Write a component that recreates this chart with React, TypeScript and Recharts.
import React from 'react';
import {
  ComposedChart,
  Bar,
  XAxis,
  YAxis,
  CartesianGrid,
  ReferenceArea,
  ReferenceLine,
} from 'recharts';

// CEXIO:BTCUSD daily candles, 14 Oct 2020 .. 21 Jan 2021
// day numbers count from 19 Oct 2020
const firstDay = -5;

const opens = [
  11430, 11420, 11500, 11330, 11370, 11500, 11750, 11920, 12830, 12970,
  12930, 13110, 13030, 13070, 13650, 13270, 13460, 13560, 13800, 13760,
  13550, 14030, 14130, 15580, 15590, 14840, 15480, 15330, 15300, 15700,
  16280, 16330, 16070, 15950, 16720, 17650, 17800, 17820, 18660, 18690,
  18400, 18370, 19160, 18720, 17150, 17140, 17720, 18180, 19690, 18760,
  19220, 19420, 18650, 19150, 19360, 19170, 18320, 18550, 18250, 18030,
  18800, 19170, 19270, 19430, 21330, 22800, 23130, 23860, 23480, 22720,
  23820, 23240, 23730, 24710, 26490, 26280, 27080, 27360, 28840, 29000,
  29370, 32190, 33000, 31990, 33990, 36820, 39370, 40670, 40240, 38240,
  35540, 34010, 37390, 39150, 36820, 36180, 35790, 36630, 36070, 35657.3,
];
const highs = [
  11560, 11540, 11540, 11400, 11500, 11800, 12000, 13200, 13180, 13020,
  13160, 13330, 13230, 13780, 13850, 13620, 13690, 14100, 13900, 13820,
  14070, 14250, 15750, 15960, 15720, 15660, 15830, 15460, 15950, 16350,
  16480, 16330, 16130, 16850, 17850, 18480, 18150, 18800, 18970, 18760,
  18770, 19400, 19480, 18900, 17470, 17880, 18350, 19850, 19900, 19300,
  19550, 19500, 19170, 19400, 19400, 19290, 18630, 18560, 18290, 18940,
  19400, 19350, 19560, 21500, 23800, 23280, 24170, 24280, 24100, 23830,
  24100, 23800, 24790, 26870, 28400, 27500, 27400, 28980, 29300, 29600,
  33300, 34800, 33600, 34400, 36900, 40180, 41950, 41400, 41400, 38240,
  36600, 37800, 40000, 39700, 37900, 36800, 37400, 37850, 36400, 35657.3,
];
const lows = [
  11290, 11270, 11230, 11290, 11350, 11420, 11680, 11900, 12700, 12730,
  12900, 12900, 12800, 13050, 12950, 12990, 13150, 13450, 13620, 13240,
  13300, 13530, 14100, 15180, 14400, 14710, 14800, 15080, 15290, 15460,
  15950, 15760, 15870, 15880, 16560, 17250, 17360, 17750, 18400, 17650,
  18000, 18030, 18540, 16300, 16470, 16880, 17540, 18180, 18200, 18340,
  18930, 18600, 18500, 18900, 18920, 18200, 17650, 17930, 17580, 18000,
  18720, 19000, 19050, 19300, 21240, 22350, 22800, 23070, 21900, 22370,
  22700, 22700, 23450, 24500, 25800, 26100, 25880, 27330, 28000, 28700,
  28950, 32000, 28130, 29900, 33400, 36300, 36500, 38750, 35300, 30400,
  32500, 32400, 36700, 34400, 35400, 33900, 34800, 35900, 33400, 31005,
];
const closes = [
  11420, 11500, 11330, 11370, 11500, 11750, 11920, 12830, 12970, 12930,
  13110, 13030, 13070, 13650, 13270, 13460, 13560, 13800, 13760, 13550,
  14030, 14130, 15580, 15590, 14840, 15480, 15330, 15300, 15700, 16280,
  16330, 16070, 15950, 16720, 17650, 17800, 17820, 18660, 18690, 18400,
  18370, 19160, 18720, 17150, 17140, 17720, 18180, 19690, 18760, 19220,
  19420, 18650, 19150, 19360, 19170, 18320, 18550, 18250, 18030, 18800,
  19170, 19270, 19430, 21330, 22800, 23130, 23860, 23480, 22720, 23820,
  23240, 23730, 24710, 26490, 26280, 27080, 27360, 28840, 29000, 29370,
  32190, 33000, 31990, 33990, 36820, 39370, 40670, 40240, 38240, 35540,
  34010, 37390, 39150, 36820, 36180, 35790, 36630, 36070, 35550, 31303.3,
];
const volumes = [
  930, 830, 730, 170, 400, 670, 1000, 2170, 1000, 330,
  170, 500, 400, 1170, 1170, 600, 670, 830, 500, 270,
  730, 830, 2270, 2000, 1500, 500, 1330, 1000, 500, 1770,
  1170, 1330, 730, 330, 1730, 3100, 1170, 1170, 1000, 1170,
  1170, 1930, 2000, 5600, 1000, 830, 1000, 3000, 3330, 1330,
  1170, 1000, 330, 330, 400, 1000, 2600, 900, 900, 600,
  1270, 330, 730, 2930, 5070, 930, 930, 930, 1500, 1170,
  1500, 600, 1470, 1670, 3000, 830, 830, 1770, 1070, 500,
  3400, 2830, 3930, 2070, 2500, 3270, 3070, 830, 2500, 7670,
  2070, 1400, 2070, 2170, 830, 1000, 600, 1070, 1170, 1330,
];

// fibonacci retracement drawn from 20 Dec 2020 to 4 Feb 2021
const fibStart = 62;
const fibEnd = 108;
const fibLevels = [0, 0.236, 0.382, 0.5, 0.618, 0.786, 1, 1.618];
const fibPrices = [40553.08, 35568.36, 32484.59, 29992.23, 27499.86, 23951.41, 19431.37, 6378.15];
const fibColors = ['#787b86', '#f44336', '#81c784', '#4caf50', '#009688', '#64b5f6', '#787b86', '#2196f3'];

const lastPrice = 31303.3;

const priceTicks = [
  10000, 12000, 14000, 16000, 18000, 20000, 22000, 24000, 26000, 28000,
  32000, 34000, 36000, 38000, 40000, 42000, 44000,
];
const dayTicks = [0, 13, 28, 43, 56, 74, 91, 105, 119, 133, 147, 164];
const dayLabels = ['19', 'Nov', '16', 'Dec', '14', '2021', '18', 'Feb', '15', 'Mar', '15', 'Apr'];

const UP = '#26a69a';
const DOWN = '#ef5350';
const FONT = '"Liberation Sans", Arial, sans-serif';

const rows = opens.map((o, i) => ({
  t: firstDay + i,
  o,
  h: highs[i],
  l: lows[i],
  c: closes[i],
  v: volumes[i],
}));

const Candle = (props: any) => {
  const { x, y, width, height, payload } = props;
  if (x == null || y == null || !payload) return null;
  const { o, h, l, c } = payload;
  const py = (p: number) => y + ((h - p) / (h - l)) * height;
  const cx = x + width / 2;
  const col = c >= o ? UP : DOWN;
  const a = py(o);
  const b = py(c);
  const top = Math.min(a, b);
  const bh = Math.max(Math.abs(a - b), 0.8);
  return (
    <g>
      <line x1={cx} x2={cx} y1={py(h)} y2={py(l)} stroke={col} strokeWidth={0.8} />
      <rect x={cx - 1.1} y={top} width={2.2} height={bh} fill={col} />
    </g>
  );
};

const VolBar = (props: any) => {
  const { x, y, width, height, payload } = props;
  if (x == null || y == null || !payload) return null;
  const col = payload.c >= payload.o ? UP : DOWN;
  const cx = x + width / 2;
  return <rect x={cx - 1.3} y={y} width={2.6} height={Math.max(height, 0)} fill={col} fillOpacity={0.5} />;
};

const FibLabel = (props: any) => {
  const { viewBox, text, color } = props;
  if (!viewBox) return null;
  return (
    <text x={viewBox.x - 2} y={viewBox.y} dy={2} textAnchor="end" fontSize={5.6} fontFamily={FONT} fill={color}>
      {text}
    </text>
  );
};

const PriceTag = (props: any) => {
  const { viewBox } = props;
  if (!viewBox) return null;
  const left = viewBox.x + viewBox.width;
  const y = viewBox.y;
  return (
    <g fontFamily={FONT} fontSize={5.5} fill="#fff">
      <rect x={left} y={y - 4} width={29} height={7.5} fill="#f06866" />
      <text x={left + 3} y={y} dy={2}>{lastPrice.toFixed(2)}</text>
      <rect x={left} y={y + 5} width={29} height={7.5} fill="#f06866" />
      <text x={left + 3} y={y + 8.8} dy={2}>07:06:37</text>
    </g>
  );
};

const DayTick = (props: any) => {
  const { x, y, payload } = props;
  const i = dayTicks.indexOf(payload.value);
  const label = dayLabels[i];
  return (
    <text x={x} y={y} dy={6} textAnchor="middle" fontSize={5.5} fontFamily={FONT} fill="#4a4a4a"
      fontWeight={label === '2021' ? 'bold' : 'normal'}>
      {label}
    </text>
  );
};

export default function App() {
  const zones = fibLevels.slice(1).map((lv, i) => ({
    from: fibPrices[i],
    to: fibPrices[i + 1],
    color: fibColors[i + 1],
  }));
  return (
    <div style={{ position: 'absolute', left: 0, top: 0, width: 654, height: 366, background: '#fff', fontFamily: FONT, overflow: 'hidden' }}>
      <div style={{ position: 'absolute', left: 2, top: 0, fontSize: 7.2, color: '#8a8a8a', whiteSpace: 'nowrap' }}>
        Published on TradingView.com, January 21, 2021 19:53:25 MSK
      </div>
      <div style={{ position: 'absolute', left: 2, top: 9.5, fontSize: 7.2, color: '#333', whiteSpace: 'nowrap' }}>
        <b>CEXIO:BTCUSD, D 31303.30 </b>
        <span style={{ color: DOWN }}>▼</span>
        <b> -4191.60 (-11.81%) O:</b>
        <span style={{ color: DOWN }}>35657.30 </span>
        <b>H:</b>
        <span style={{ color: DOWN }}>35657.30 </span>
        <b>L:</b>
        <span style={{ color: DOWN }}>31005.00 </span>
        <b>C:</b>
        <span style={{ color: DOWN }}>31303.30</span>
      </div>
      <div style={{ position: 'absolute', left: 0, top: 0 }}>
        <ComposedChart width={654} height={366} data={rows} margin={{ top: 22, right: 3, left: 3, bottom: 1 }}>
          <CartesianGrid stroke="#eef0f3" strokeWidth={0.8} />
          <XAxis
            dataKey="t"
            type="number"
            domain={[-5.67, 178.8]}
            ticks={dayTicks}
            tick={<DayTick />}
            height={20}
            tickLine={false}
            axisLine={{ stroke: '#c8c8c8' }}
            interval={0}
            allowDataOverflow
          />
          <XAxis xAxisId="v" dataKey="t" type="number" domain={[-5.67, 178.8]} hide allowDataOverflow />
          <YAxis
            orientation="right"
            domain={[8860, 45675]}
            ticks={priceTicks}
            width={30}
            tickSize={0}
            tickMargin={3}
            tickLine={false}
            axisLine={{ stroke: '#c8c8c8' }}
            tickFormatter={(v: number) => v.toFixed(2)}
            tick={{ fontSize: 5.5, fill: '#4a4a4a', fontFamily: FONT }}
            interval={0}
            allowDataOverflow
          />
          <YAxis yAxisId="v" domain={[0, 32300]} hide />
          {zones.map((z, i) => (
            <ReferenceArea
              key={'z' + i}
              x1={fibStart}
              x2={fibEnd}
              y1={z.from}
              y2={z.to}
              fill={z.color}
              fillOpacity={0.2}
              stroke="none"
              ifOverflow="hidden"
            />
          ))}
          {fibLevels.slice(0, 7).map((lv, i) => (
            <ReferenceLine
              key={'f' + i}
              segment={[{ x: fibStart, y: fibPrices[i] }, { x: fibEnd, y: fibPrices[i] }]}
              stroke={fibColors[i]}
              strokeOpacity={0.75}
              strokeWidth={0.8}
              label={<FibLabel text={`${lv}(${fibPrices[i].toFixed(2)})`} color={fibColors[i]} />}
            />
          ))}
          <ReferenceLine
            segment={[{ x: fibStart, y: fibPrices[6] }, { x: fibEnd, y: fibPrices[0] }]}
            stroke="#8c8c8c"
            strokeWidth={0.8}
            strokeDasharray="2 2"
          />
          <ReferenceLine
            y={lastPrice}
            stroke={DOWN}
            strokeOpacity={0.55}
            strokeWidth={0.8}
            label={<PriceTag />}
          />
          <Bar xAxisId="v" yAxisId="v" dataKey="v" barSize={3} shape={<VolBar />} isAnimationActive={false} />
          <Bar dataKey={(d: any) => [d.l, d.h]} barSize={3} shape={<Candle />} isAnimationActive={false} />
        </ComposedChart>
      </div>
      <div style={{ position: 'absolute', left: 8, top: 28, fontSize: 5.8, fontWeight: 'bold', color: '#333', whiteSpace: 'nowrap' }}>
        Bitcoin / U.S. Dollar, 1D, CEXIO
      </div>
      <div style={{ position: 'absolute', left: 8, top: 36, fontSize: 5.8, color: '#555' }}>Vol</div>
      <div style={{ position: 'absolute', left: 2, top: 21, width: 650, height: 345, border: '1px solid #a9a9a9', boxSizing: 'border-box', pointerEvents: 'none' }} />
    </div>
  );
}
******************************
> [EXERCISE DETAILS] Only the lines from the top of the data through the line that contains "const firstDay = -5;" should be quoted, exactly as they stand.

> [WRITTEN RESPONSE]
Write a component that recreates this chart with React, TypeScript and Recharts.
import React from 'react';
import {
  ComposedChart,
  Bar,
  XAxis,
  YAxis,
  CartesianGrid,
  ReferenceArea,
  ReferenceLine,
} from 'recharts';

// CEXIO:BTCUSD daily candles, 14 Oct 2020 .. 21 Jan 2021
// day numbers count from 19 Oct 2020
const firstDay = -5;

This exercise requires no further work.